Film americano, ma girato quasi totalmente in Italia, è The Tourist. Sulla carta c’è tutto per un capolavoro del genere “intrigo internazionale”. Breve apertura nella splendida Parigi. Lì si aggira un’altrettanto splendida Angelina Jolie, braccata a vista da un nucleo di agenti speciali e super tecnologizzati. Il set si sposta rapidamente nella non meno splendida Venezia. Il mezzo di trasporto del viaggio è il treno, e in una carrozza ci si imbatte in Johnny Depp. Il regista al quale è stata affidata la cura di una delle “coppie più bella del mondo” è il tedesco Florian Henckel (premio Oscar per “Le vite degli altri”). Con un salto brevissimo ci troviamo dall’incantevole caffè parigino nella meravigliosa suite del Danieli, con vista sul canale. E poi abiti, vestiti, gioielli, balli, cene a lume di candela: la bellezza scultorea e conturbante di Angelina (sembra che in realtà a recitare sia una statua di cera, modello madame Toussot); il volto barbuto e capelluto del filibustiere Johnny. Ma il film è tutto qui.
Bello nella forma, vuoto nella sostanza. Negli Stati Uniti The Tourist è andato maluccio. Ma nel resto del pianeta, a partire dall’Italia (1,9 milioni), spopola. Perlopiù si sonnecchia, ma un paio di balzi sulla sedia sono assicurati. Ad esempio quando appare Nino Frassica nelle vesti di un carabiniere (ma come è possibile: il militare di Don Matteo si è trasferito in un film del genere James Bond!), o Christian De Sica nei panni di un commissario di polizia, o Raul Bova nobiluomo in smoking che ammicca qualcosa all’orecchio di Angelina Jolie. Poi più nulla.

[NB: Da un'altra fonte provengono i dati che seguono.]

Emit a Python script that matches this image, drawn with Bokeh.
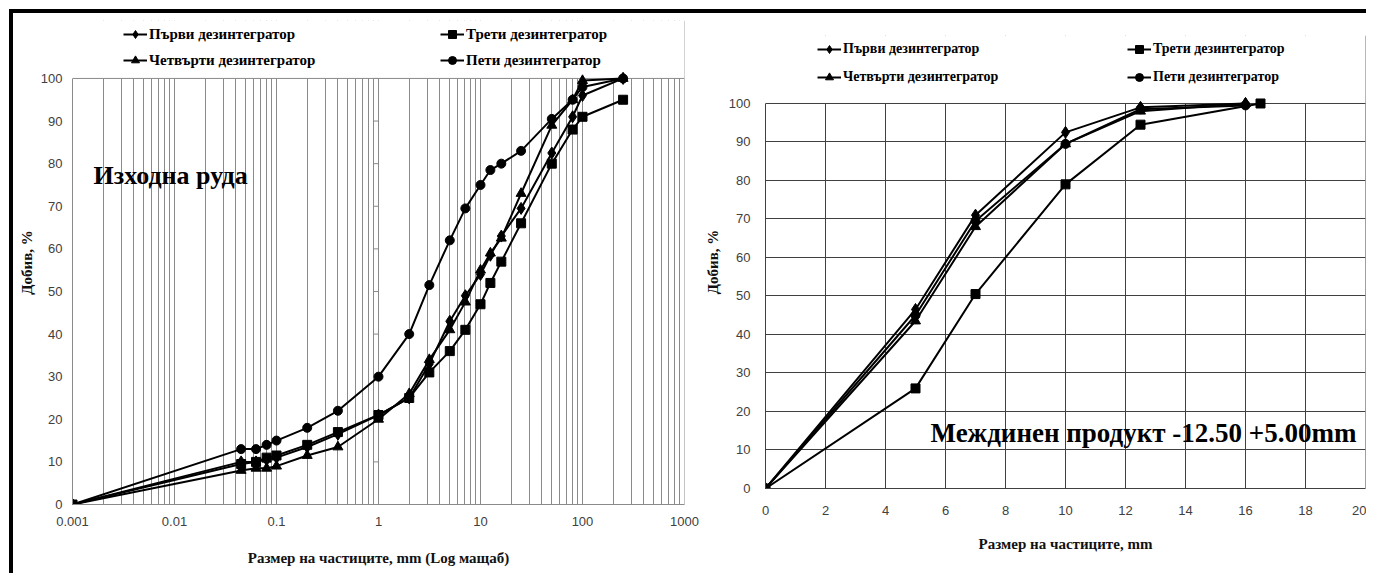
from bokeh.plotting import figure
from bokeh.models import FixedTicker, Legend, LegendItem, Label, Spacer, BoxAnnotation, Span
from bokeh.layouts import row, column
from bokeh.embed import file_html
from bokeh.resources import INLINE

SERIF = "'Liberation Serif', 'DejaVu Serif', serif"
SANS = "'Liberation Sans', 'DejaVu Sans', sans-serif"

# ---------------- data ----------------
series_names = ["Първи дезинтегратор", "Трети дезинтегратор",
                "Четвърти дезинтегратор", "Пети дезинтегратор"]
series_markers = ["diamond", "square", "triangle", "circle"]
marker_sizes = [12, 9, 10, 9]

# Left chart: raw ore, particle size (mm, log scale)
left_sizes = [0.001, 0.045, 0.063, 0.08, 0.1, 0.2, 0.4, 1, 2, 3.15, 5, 7.1,
              10, 12.5, 16, 25, 50, 80, 100, 250]
left_first = [0, 10, 10, 10.5, 11, 13.5, 16.5, 21, 25, 33, 43, 49,
              54, 58.5, 63, 69.5, 82.5, 91, 96, 100]
left_third = [0, 9.5, 10, 11, 11.5, 14, 17, 21, 25, 31, 36, 41,
              47, 52, 57, 66, 80, 88, 91, 95]
left_fourth = [0, 8, 8.5, 8.5, 9, 11.5, 13.5, 20, 26, 34, 41, 47.5,
               55, 59, 62.5, 73, 89, 95, 99.5, 100]
left_fifth = [0, 13, 13, 14, 15, 18, 22, 30, 40, 51.5, 62, 69.5,
              75, 78.5, 80, 83, 90.5, 95, 98, 100]
left_series = [left_first, left_third, left_fourth, left_fifth]

left_major = [0.001, 0.01, 0.1, 1, 10, 100, 1000]
left_major_labels = ["0.001", "0.01", "0.1", "1", "10", "100", "1000"]
y_ticks = [0, 10, 20, 30, 40, 50, 60, 70, 80, 90, 100]

# Right chart: intermediate product -12.50 +5.00 mm
right_x = [[0, 5, 7, 10, 12.5, 16],
           [0, 5, 7, 10, 12.5, 16.5],
           [0, 5, 7, 10, 12.5, 16],
           [0, 5, 7, 10, 12.5, 16]]
right_y = [[0, 46.5, 71, 92.5, 99, 100],
           [0, 26, 50.5, 79, 94.5, 100],
           [0, 43.5, 68, 89.5, 98, 100],
           [0, 45, 69.5, 89.5, 98.5, 99.5]]
right_x_ticks = [0, 2, 4, 6, 8, 10, 12, 14, 16, 18, 20]

# ---------------- helpers ----------------
def style_axes(p, grid_color):
    for ax in (p.xaxis[0], p.yaxis[0]):
        ax.major_label_text_font = SANS
        ax.major_label_text_font_size = "13px"
        ax.major_label_text_color = "#404040"
        ax.axis_label_text_font = SERIF
        ax.axis_label_text_font_style = "bold"
        ax.axis_label_text_font_size = "15px"
        ax.axis_label_text_color = "#111111"
        ax.major_tick_out = 0
        ax.major_tick_in = 0
        ax.minor_tick_out = 0
        ax.minor_tick_in = 0
        ax.axis_line_color = grid_color
    p.yaxis[0].bounds = (0, 100)
    p.background_fill_color = "white"
    p.border_fill_color = "white"
    p.outline_line_color = None


def frame_box(p, x_end, grid_color):
    # right edge of the plot area, then hide everything above 100 %, then the top edge
    p.add_layout(Span(location=x_end, dimension="height", line_color=grid_color,
                      line_width=1, level="underlay"))
    p.add_layout(BoxAnnotation(bottom=100, fill_color="white", fill_alpha=1.0,
                               line_color=None, level="underlay"))
    p.add_layout(Span(location=100, dimension="width", line_color=grid_color,
                      line_width=1, level="underlay"))


def add_series(p, xs_list, ys_list, lw):
    items = []
    for name, mk, ms, xs, ys in zip(series_names, series_markers, marker_sizes, xs_list, ys_list):
        lr = p.line(xs, ys, line_width=lw, line_color="black")
        sr = p.scatter(xs, ys, marker=mk, size=ms, fill_color="black", line_color="black")
        items.append(LegendItem(label=name, renderers=[lr, sr]))
    return items


def make_legend(items, x, y, font_size, label_width, spacing):
    return Legend(items=items, location=(x, y), orientation="horizontal", ncols=2,
                  padding=0, margin=0, spacing=spacing, border_line_color=None,
                  background_fill_alpha=0, glyph_width=24, glyph_height=20,
                  label_height=20, label_standoff=2, label_width=label_width,
                  label_text_font=SERIF, label_text_font_style="bold",
                  label_text_font_size=font_size, label_text_color="black")

# ---------------- left chart ----------------
grid1 = "#8a8a8a"
p1 = figure(width=687, height=560, x_axis_type="log", x_range=(0.001, 1000),
            y_range=(0, 113.6), output_backend="svg", toolbar_location=None,
            min_border_left=59, min_border_right=16, min_border_top=7, min_border_bottom=69)
style_axes(p1, grid1)
minor_log = [m * d for d in left_major[:-1] for m in range(2, 10)]
p1.xaxis[0].ticker = FixedTicker(ticks=left_major, minor_ticks=minor_log)
p1.xaxis[0].major_label_overrides = {t: s for t, s in zip(left_major, left_major_labels)}
p1.xaxis[0].major_label_standoff = 12
p1.xaxis[0].axis_label = "Размер на частиците, mm (Log мащаб)"
p1.xaxis[0].axis_label_standoff = 21
p1.yaxis[0].ticker = FixedTicker(ticks=y_ticks)
p1.yaxis[0].major_label_standoff = 10
p1.yaxis[0].axis_label = "Добив, %"
p1.yaxis[0].axis_label_standoff = 3
p1.xgrid.grid_line_color = grid1
p1.xgrid.minor_grid_line_color = grid1
p1.ygrid.grid_line_color = None
frame_box(p1, left_major[-1], grid1)

# small tick marks on the vertical axis crossing at 1 mm
p1.segment(x0=[10 ** -0.05] * len(y_ticks), y0=y_ticks, x1=[1] * len(y_ticks), y1=y_ticks,
           line_color=grid1, line_width=1)

items1 = add_series(p1, [left_sizes] * 4, left_series, 2)
p1.add_layout(make_legend(items1, 51, 434, "15px", 285, 6))

p1.add_layout(Label(x=21, y=329, x_units="screen", y_units="screen", text="Изходна руда",
                    text_font=SERIF, text_font_style="bold", text_font_size="26px",
                    text_color="black", text_baseline="middle"))

# ---------------- right chart ----------------
grid2 = "#404040"
p2 = figure(width=666, height=559, x_range=(0, 20), y_range=(0, 117.66),
            output_backend="svg", toolbar_location=None,
            min_border_left=65, min_border_right=1, min_border_top=21, min_border_bottom=85)
style_axes(p2, grid2)
p2.xaxis[0].ticker = FixedTicker(ticks=right_x_ticks)
p2.xaxis[0].major_label_standoff = 17
p2.xaxis[0].axis_label = "Размер на частиците, mm"
p2.xaxis[0].axis_label_standoff = 18
p2.yaxis[0].ticker = FixedTicker(ticks=y_ticks)
p2.yaxis[0].major_label_standoff = 15
p2.yaxis[0].axis_label = "Добив, %"
p2.yaxis[0].axis_label_standoff = 5
p2.xgrid.grid_line_color = grid2
p2.ygrid.grid_line_color = grid2
frame_box(p2, right_x_ticks[-1], grid2)

items2 = add_series(p2, right_x, right_y, 2)
p2.add_layout(make_legend(items2, 52, 401, "14px", 276, 8))

p2.add_layout(Label(x=165, y=56, x_units="screen", y_units="screen",
                    text="Междинен продукт -12.50 +5.00mm",
                    text_font=SERIF, text_font_style="bold", text_font_size="27px",
                    text_color="black", text_baseline="middle"))

layout = row(p1, column(Spacer(width=666, height=1), p2),
             styles={"border-top": "4px solid black", "border-left": "4px solid black",
                     "margin-top": "9px", "margin-left": "9px"})

open("out.html", "w").write(file_html(layout, INLINE))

Classico film di Natale è Le cronache di Narnia. Il viaggio del veliero, per la regia del collaudato Michael Apted. Terzo appuntamento (i racconti della serie sono sette) con l’universo fiabesco-cristiano del romanziere irlandese C. S. Lewis, che scrisse “Le cronache di Narnia” tra il 1949 e il 1956. Così come accade nella trasposizione de “Il Signore degli Anelli”, o in quella più pop di “Harry Potter”, anche in Le cronache di Narnia. Il viaggio del veliero il bestiario mitologico pullulante di draghi, entità davvero strane, mostri marini e leoni, è adatto per tutte le età, capace di mettere d’accordo genitori e figli, appassionati di letteratura cristiana ed esoterismo, amanti dell’animazione e dei buoni sentimenti (1,3 milioni).

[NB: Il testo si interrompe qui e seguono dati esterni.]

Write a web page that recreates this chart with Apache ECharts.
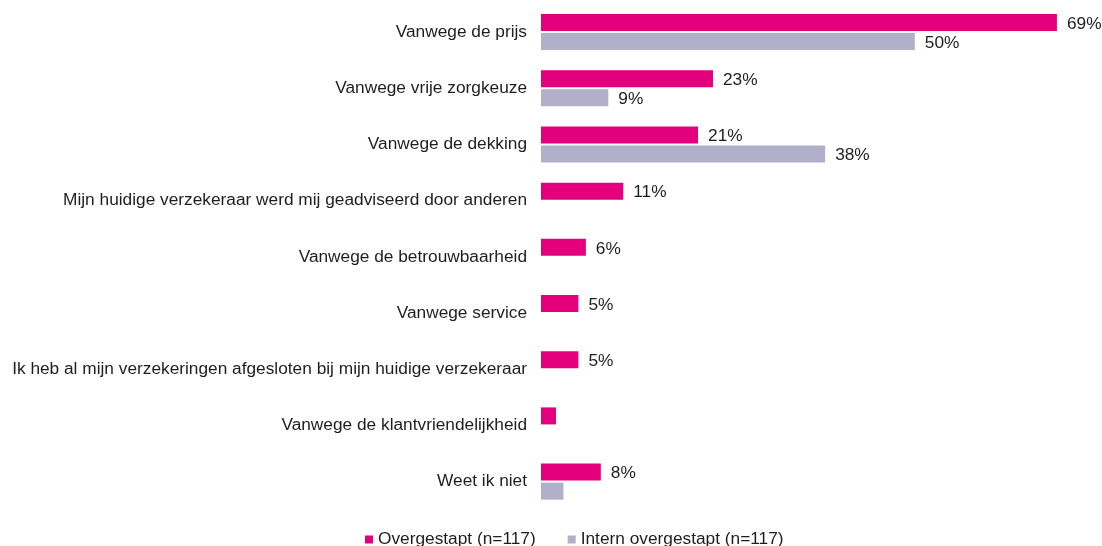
<!DOCTYPE html>
<html><head><meta charset="utf-8">
<script src="https://cdn.jsdelivr.net/npm/echarts@6/dist/echarts.min.js"></script>
<style>html,body{margin:0;padding:0;background:#fff}#c{width:1102px;height:546px}</style>
</head><body><div id="c"></div>
<script>
const categories = [
  'Vanwege de prijs',
  'Vanwege vrije zorgkeuze',
  'Vanwege de dekking',
  'Mijn huidige verzekeraar werd mij geadviseerd door anderen',
  'Vanwege de betrouwbaarheid',
  'Vanwege service',
  'Ik heb al mijn verzekeringen afgesloten bij mijn huidige verzekeraar',
  'Vanwege de klantvriendelijkheid',
  'Weet ik niet'
];
const overgestapt = [69, 23, 21, 11, 6, 5, 5, 2, 8];
const internOvergestapt = [50, 9, 38, null, null, null, null, null, 3];
const seriesNames = ['Overgestapt (n=117)', 'Intern overgestapt (n=117)'];

const font = 'Liberation Sans, Arial, sans-serif';
const fs = 17.3;
const lbl = {
  show: true, position: 'right', distance: 10, offset: [0, 1.5],
  color: '#1e1e1e', fontFamily: font, fontSize: fs,
  formatter: p => (p.value == null || p.value < 4) ? '' : p.value + '%'
};
const chart = echarts.init(document.getElementById('c'));
chart.setOption({
  animation: false,
  grid: { left: 541, right: 37.6, top: 4, bottom: 36.3, containLabel: false },
  legend: {
    bottom: -7, left: 360,
    itemWidth: 8, itemHeight: 8, itemGap: 32, icon: 'rect',
    textStyle: { fontFamily: font, fontSize: fs, color: '#1e1e1e' },
    data: seriesNames
  },
  xAxis: { type: 'value', min: 0, max: 70, show: false },
  yAxis: {
    type: 'category', data: categories, inverse: true,
    axisLine: { show: false }, axisTick: { show: false },
    axisLabel: { margin: 14, fontFamily: font, fontSize: fs, color: '#1e1e1e' }
  },
  series: [
    { name: seriesNames[0], type: 'bar', data: overgestapt, barWidth: 17, barGap: '12%',
      itemStyle: { color: '#E4007D' }, label: lbl },
    { name: seriesNames[1], type: 'bar', data: internOvergestapt, barWidth: 17,
      itemStyle: { color: '#B2AFCB' }, label: lbl }
  ]
});
</script></body></html>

Nel panorama natalizio ci sono due film italiani che fanno fatica a reggere il confronto con i pesi massimi, ma che comunque meritano interesse. Partiamo dal primo, La bellezza del somaro, di Sergio Castellitto, sceneggiato dalla moglie-scrittrice di successo Margaret Mazzantini. Il film ci presenta il ritratto di una famiglia borghese, aperta, progressista, disincantata. La figlia è un’adolescente bravissima nello studio. I genitori incarnano la deriva permissiva e il giovanilismo a tutti i costi ereditato dallo spirito iconoclasta del Sessantotto. Ma vanno al tappeto davanti alla trasgressione ardimentosa, inaspettata e inspiegabile della figlia.
Se la ragazzina potremmo ritrovarla in strada a lanciar sassi contro la polizia, sicuramente non potremmo trovarci il protagonista di Un altro mondo, diretto e interpretato pure questo da Silvio Muccino, fratello piccolo del più famoso Gabriele. Difatti Andrea, ventotto anni, è un giovane ricco, straricco. Non studia, non lavora, non fa niente. Vive nella Roma bene tra belle case, belle feste e belle serate mondane, che si presumono piccanti e trasgressive. È fidanzato con Livia, ballerina con problemi di bulimia. Poi una lettera del padre morente, che non ha mai conosciuto, gli apre la vita. È la scoperta, appunto, di un altro mondo. Pochi anni dividono i protagonisti di La bellezza del somaro e Un altro mondo. Dall’adolescenza alla gioventù: dalla scuola superiore all’età in cui ci si appresta a superare definitivamente la soglia del mondo reale. I film di Castellitto e di Muccino, pieni di difetti entrambi, offrono però l’interessante ritratto, spesso assai preciso, del malessere esistenziale che attanaglia in maniera uniforme alcune generazioni. Insomma, ce n’è per tutti i gusti. Dunque buona visione e Buon Natale.